Raw records:
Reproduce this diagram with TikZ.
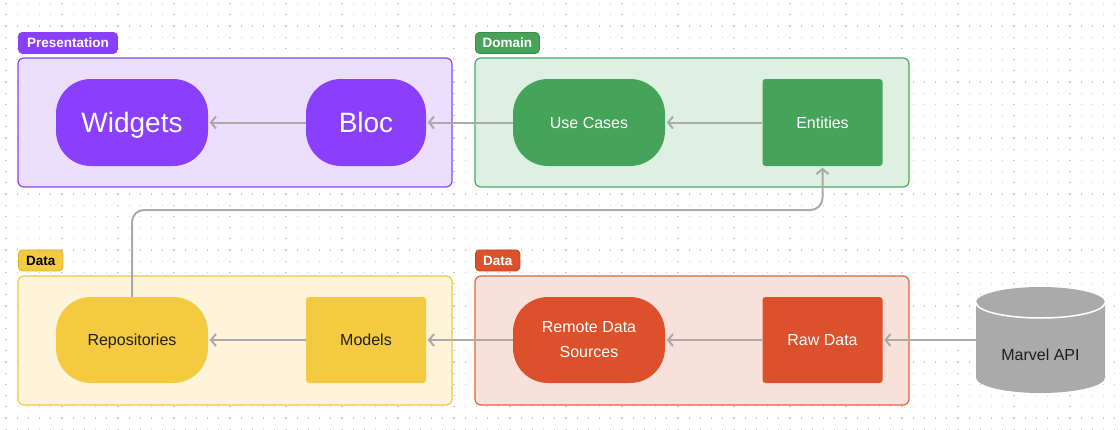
\documentclass[tikz,border=0pt]{standalone}
\usepackage{fontspec}
\setmainfont{Liberation Sans}
\usetikzlibrary{arrows.meta}
\definecolor{purp}{HTML}{8A3FFC}
\definecolor{purpbg}{HTML}{EBDFFD}
\definecolor{purpln}{HTML}{8B45F5}
\definecolor{grn}{HTML}{46A35A}
\definecolor{grnbg}{HTML}{DDF0E2}
\definecolor{grnln}{HTML}{4AAA5E}
\definecolor{yel}{HTML}{F4CA40}
\definecolor{yelbg}{HTML}{FDF4DA}
\definecolor{yelln}{HTML}{F2C94C}
\definecolor{yellab}{HTML}{D9AE2C}
\definecolor{red}{HTML}{DC512B}
\definecolor{redbg}{HTML}{F8E1DA}
\definecolor{redln}{HTML}{E0643F}
\definecolor{redlab}{HTML}{C2441F}
\definecolor{conn}{HTML}{AAAAAA}
\definecolor{dotc}{HTML}{CACACA}
\definecolor{darktext}{HTML}{1E1E1E}
\tikzset{
  container/.style={draw, line width=1.2pt, rounded corners=6pt},
  tag/.style={anchor=north west, rounded corners=4pt, line width=0.8pt, inner sep=0pt,
    minimum height=21pt, text depth=0pt, font=\fontsize{13.5}{14}\selectfont\bfseries, text=white},
  pill/.style={rounded corners=35pt, minimum width=152pt, minimum height=87pt, inner sep=0pt},
  smallpill/.style={rounded corners=35pt, minimum width=120pt, minimum height=87pt, inner sep=0pt},
  boxnode/.style={rounded corners=3pt, minimum width=120pt, minimum height=87pt, inner sep=0pt},
  bigtext/.style={font=\fontsize{28}{30}\selectfont, text=white, text depth=0pt},
  midtext/.style={font=\fontsize{16}{25}\selectfont, align=center},
  onetext/.style={midtext, text depth=0pt},
  arr/.style={draw=conn, line width=2pt, -{Straight Barb[length=5pt,width=12pt,line width=2pt]}, shorten >=1.5pt},
}
\begin{document}
\begin{tikzpicture}[x=1pt,y=-1pt]
\useasboundingbox (0,0) rectangle (1120,429);
\fill[white] (0,0) rectangle (1120,429);
% dot grid
\foreach \i in {0,...,99}{
  \foreach \j in {0,...,38}{
    \fill[dotc] ({6+11.2*\i-0.6},{3.5+11.2*\j-0.6}) rectangle ++(1.2,1.2);
  }
}
% containers
\draw[container, draw=purpln, fill=purpbg] (18,58) rectangle (452,187);
\draw[container, draw=grnln, fill=grnbg] (475,58) rectangle (909,187);
\draw[container, draw=yelln, fill=yelbg] (18,276) rectangle (452,405);
\draw[container, draw=redln, fill=redbg] (475,276) rectangle (909,405);
% tags
\node[tag, fill=purp, draw=purp, minimum width=99pt] (tpres) at (18,32) {Presentation};
\node[tag, fill=grn, draw=grn!85!black, minimum width=64pt] (tdom) at (475,32) {Domain};
\node[tag, fill=yel, draw=yellab, minimum width=44.5pt, text=black] (tdata1) at (18,249.5) {Data};
\node[tag, fill=red, draw=redlab, minimum width=44.5pt] (tdata2) at (475,249.5) {Data};
% nodes
\node[pill, fill=purp, bigtext] (widgets) at (132,122.5) {Widgets};
\node[smallpill, fill=purp, bigtext] (bloc) at (366,122.5) {Bloc};
\node[pill, fill=grn, onetext, text=white] (usecases) at (589,122.5) {Use Cases};
\node[boxnode, fill=grn, onetext, text=white] (entities) at (822.5,122.5) {Entities};
\node[pill, fill=yel, onetext, text=darktext, minimum height=86pt] (repo) at (132,340) {Repositories};
\node[boxnode, fill=yel, onetext, text=darktext, minimum height=86pt] (models) at (366,340) {Models};
\node[pill, fill=red, midtext, text=white, minimum height=86pt] (remote) at (589,340) {Remote Data\\Sources};
\node[boxnode, fill=red, onetext, text=white, minimum height=86pt] (raw) at (822.5,340) {Raw Data};
% cylinder
\fill[conn] (976,302.5) -- (976,377.5) arc[start angle=180, end angle=0, x radius=64.5, y radius=15.5]
  -- (1105,302.5) arc[start angle=0, end angle=-180, x radius=64.5, y radius=15.5] -- cycle;
\draw[white, line width=1.5pt] (976,302.5) arc[start angle=180, end angle=0, x radius=64.5, y radius=15.5];
\node[inner sep=0pt, minimum width=129pt, minimum height=76pt] (api) at (1040.5,340) {};
\node[onetext, text=darktext] (apilabel) at (1040.5,355) {Marvel API};
% connectors
\draw[arr] (bloc.west) -- (widgets.east);
\draw[arr] (usecases.west) -- (bloc.east);
\draw[arr] (entities.west) -- (usecases.east);
\draw[arr] (models.west) -- (repo.east);
\draw[arr] (remote.west) -- (models.east);
\draw[arr] (raw.west) -- (remote.east);
\draw[arr] (api.west) -- (raw.east);
\coordinate (bend) at (0,210);
\draw[arr, rounded corners=12pt] (repo.north) -- (repo.north |- bend) -| (entities.south);
\end{tikzpicture}
\end{document}
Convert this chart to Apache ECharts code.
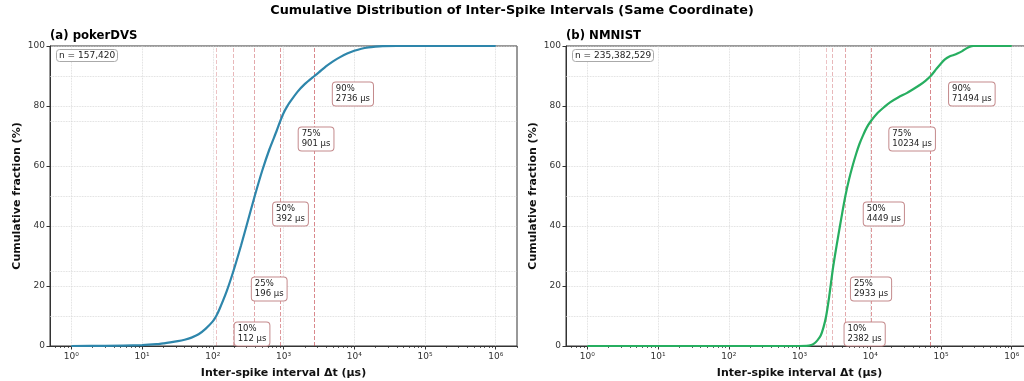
<!DOCTYPE html>
<html>
<head>
<meta charset="utf-8">
<script src="https://cdn.jsdelivr.net/npm/echarts@6/dist/echarts.min.js"></script>
<style>
  html, body { margin: 0; padding: 0; background: #fff; }
  #chart { width: 1024px; height: 381px; }
</style>
</head>
<body>
<div id="chart"></div>
<script>
/* ── Data ── */
const PANEL_TITLES = ['(a) pokerDVS', '(b) NMNIST'];
const PANEL_COUNTS = ['n = 157,420', 'n = 235,382,529'];

// CDF of pokerDVS: Δt (μs) and cumulative %
const POKER_DT  = [1, 3, 10, 16, 20, 25, 32, 40, 50, 63, 79, 100, 112, 126, 158, 196, 251, 316, 392, 501, 631, 794, 901, 1000, 1122, 1259, 1585, 1995, 2736, 3162, 3981, 5012, 6310, 7943, 10000, 12589, 15849, 19953, 25119, 39811, 1000000];
const POKER_CDF = [0, 0.05, 0.3, 0.6, 0.9, 1.2, 1.6, 2.1, 2.8, 3.9, 5.7, 8.2, 10, 12.6, 18.4, 25, 33.5, 42, 50, 58.5, 65.5, 71.5, 75, 77.6, 79.8, 81.6, 84.8, 87.3, 90, 91.2, 93.2, 94.9, 96.3, 97.5, 98.4, 99.1, 99.55, 99.8, 99.95, 100, 100];

// CDF of NMNIST
const NMNIST_DT  = [1, 1000, 1259, 1413, 1585, 1778, 1995, 2188, 2382, 2630, 2933, 3162, 3548, 3981, 4449, 5012, 5623, 6310, 7079, 7943, 8913, 10234, 12589, 15849, 19055, 25119, 32734, 39811, 50119, 60256, 71494, 85114, 100000, 114815, 131826, 151356, 173780, 199526, 229087, 257040, 288403, 1000000];
const NMNIST_CDF = [0, 0, 0.05, 0.2, 0.7, 1.8, 3.5, 6.3, 10, 16.5, 25, 30, 37, 43.8, 50, 55.5, 60, 64, 67.5, 70.3, 72.8, 75, 77.6, 79.7, 81.2, 82.9, 84.3, 85.5, 87, 88.4, 90, 92.2, 94.2, 95.6, 96.5, 97.0, 97.6, 98.3, 99.2, 99.8, 100, 100];

// percentile markers
const PCTS = [10, 25, 50, 75, 90];
const POKER_Q  = [112, 196, 392, 901, 2736];
const NMNIST_Q = [2382, 2933, 4449, 10234, 71494];

// axes
const X_DECADES = [0, 1, 2, 3, 4, 5, 6];

/* ── Style ── */
const FONT = 'DejaVu Sans';
const LINE_COLORS = ['#2e86ab', '#27ae60'];
const Q_ALPHA = [0.3, 0.36, 0.44, 0.52, 0.6];
const XMIN = Math.log10(0.5), XMAX = Math.log10(2e6);
const SUP = ['⁰', '¹', '²', '³', '⁴', '⁵', '⁶'];
const GRID_LINE = { type: 'dotted', color: '#d4d4d4', width: 0.8 };

// minor log ticks (2..9 of each decade)
const MINOR = [Math.log10(0.6), Math.log10(0.7), Math.log10(0.8), Math.log10(0.9)];
X_DECADES.forEach(d => { for (let k = 2; k <= 9; k++) MINOR.push(d + Math.log10(k)); });

const grids = [
    { left: 50, right: 507, top: 46, bottom: 35 },
    { left: 566, right: -9, top: 46, bottom: 35 },
];

const chart = echarts.init(document.getElementById('chart'), null, { renderer: 'canvas' });

function buildSeries(i, dts, cdf, qs) {
    return {
        type: 'line',
        xAxisIndex: i * 2,
        yAxisIndex: i,
        data: dts.map((d, j) => [Math.log10(d), cdf[j]]),
        showSymbol: false,
        smooth: 0.25,
        lineStyle: { color: LINE_COLORS[i], width: 2.2 },
        z: 5,
        markLine: {
            silent: true,
            symbol: 'none',
            label: { show: false },
            data: [
                ...qs.map((q, j) => ({
                    xAxis: Math.log10(q),
                    lineStyle: { color: `rgba(192,57,63,${Q_ALPHA[j]})`, type: [4, 2], width: 1 },
                })),
                ...PCTS.map(p => ({ yAxis: p, lineStyle: GRID_LINE })),
            ],
        },
        markPoint: {
            silent: true,
            symbol: 'rect',
            symbolSize: 0,
            data: qs.map((q, j) => ({
                coord: [Math.log10(q) + 0.26, PCTS[j] - 6],
                label: {
                    show: true,
                    position: 'right',
                    distance: 0,
                    formatter: `${PCTS[j]}%\n${q} μs`,
                    fontFamily: FONT,
                    fontSize: 8.5,
                    lineHeight: 10,
                    color: '#222',
                    align: 'left',
                    backgroundColor: '#fff',
                    borderColor: '#c48a8c',
                    borderWidth: 1,
                    borderRadius: 3,
                    padding: [2, 3, 1, 3],
                },
            })),
        },
    };
}

const xAxes = [], yAxes = [];
grids.forEach((g, i) => {
    xAxes.push({
        gridIndex: i, type: 'value', min: XMIN, max: XMAX, position: 'bottom',
        name: 'Inter-spike interval Δt (μs)', nameLocation: 'middle', nameGap: 22,
        nameTextStyle: { fontFamily: FONT, fontSize: 11, fontWeight: 'bold', color: '#111' },
        axisLine: { onZero: false, lineStyle: { color: '#333', width: 1 } },
        axisTick: { customValues: X_DECADES, length: 3.5, lineStyle: { color: '#333' } },
        axisLabel: {
            customValues: X_DECADES, fontFamily: FONT, fontSize: 9, color: '#333', margin: 6,
            formatter: v => '10' + SUP[Math.round(v)],
        },
        splitLine: { show: true, lineStyle: GRID_LINE },
    });
    xAxes.push({
        gridIndex: i, type: 'value', min: XMIN, max: XMAX, position: 'bottom',
        axisLine: { show: true, onZero: false, lineStyle: { color: '#333', width: 1 } },
        axisTick: { show: true, customValues: MINOR, length: 2, lineStyle: { color: '#333', width: 0.8 } },
        axisLabel: { show: false },
        splitLine: { show: false },
    });
    yAxes.push({
        gridIndex: i, type: 'value', min: 0, max: 100, interval: 20,
        name: 'Cumulative fraction (%)', nameLocation: 'middle', nameGap: 27,
        nameTextStyle: { fontFamily: FONT, fontSize: 11, fontWeight: 'bold', color: '#111' },
        axisLine: { show: true, onZero: false, lineStyle: { color: '#333' } },
        axisTick: { show: true, length: 3.5, lineStyle: { color: '#333' } },
        axisLabel: { fontFamily: FONT, fontSize: 9, color: '#333', margin: 5 },
        splitLine: { show: true, lineStyle: GRID_LINE },
    });
});

chart.setOption({
    animation: false,
    title: [
        {
            text: 'Cumulative Distribution of Inter-Spike Intervals (Same Coordinate)',
            left: 'center', top: 4, padding: 0,
            textStyle: { fontFamily: FONT, fontSize: 12.8, fontWeight: 'bold', color: '#000' },
        },
        ...PANEL_TITLES.map((t, i) => ({
            text: t, left: grids[i].left, top: 30, padding: 0,
            textStyle: { fontFamily: FONT, fontSize: 11.7, fontWeight: 'bold', color: '#000' },
        })),
        ...PANEL_COUNTS.map((t, i) => ({
            text: t, left: grids[i].left + 6, top: 49,
            padding: [2, 3, 2, 3],
            backgroundColor: '#fff', borderColor: '#aaa', borderWidth: 1, borderRadius: 3,
            textStyle: { fontFamily: FONT, fontSize: 9, fontWeight: 'normal', color: '#222' },
        })),
    ],
    grid: grids.map(g => ({
        ...g, show: true, borderColor: '#333', borderWidth: 1, backgroundColor: 'transparent',
        outerBoundsMode: 'none', containLabel: false,
    })),
    xAxis: xAxes,
    yAxis: yAxes,
    series: [
        buildSeries(0, POKER_DT, POKER_CDF, POKER_Q),
        buildSeries(1, NMNIST_DT, NMNIST_CDF, NMNIST_Q),
    ],
});
</script>
</body>
</html>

Instructions for the task: From the material above, reproduce only what runs from the line holding "Convert this chart to Apache ECharts code." down to the line holding "99.95, 100, 100];", both included, pictures excluded.

Finished task:
Convert this chart to Apache ECharts code.
<!DOCTYPE html>
<html>
<head>
<meta charset="utf-8">
<script src="https://cdn.jsdelivr.net/npm/echarts@6/dist/echarts.min.js"></script>
<style>
  html, body { margin: 0; padding: 0; background: #fff; }
  #chart { width: 1024px; height: 381px; }
</style>
</head>
<body>
<div id="chart"></div>
<script>
/* ── Data ── */
const PANEL_TITLES = ['(a) pokerDVS', '(b) NMNIST'];
const PANEL_COUNTS = ['n = 157,420', 'n = 235,382,529'];

// CDF of pokerDVS: Δt (μs) and cumulative %
const POKER_DT  = [1, 3, 10, 16, 20, 25, 32, 40, 50, 63, 79, 100, 112, 126, 158, 196, 251, 316, 392, 501, 631, 794, 901, 1000, 1122, 1259, 1585, 1995, 2736, 3162, 3981, 5012, 6310, 7943, 10000, 12589, 15849, 19953, 25119, 39811, 1000000];
const POKER_CDF = [0, 0.05, 0.3, 0.6, 0.9, 1.2, 1.6, 2.1, 2.8, 3.9, 5.7, 8.2, 10, 12.6, 18.4, 25, 33.5, 42, 50, 58.5, 65.5, 71.5, 75, 77.6, 79.8, 81.6, 84.8, 87.3, 90, 91.2, 93.2, 94.9, 96.3, 97.5, 98.4, 99.1, 99.55, 99.8, 99.95, 100, 100];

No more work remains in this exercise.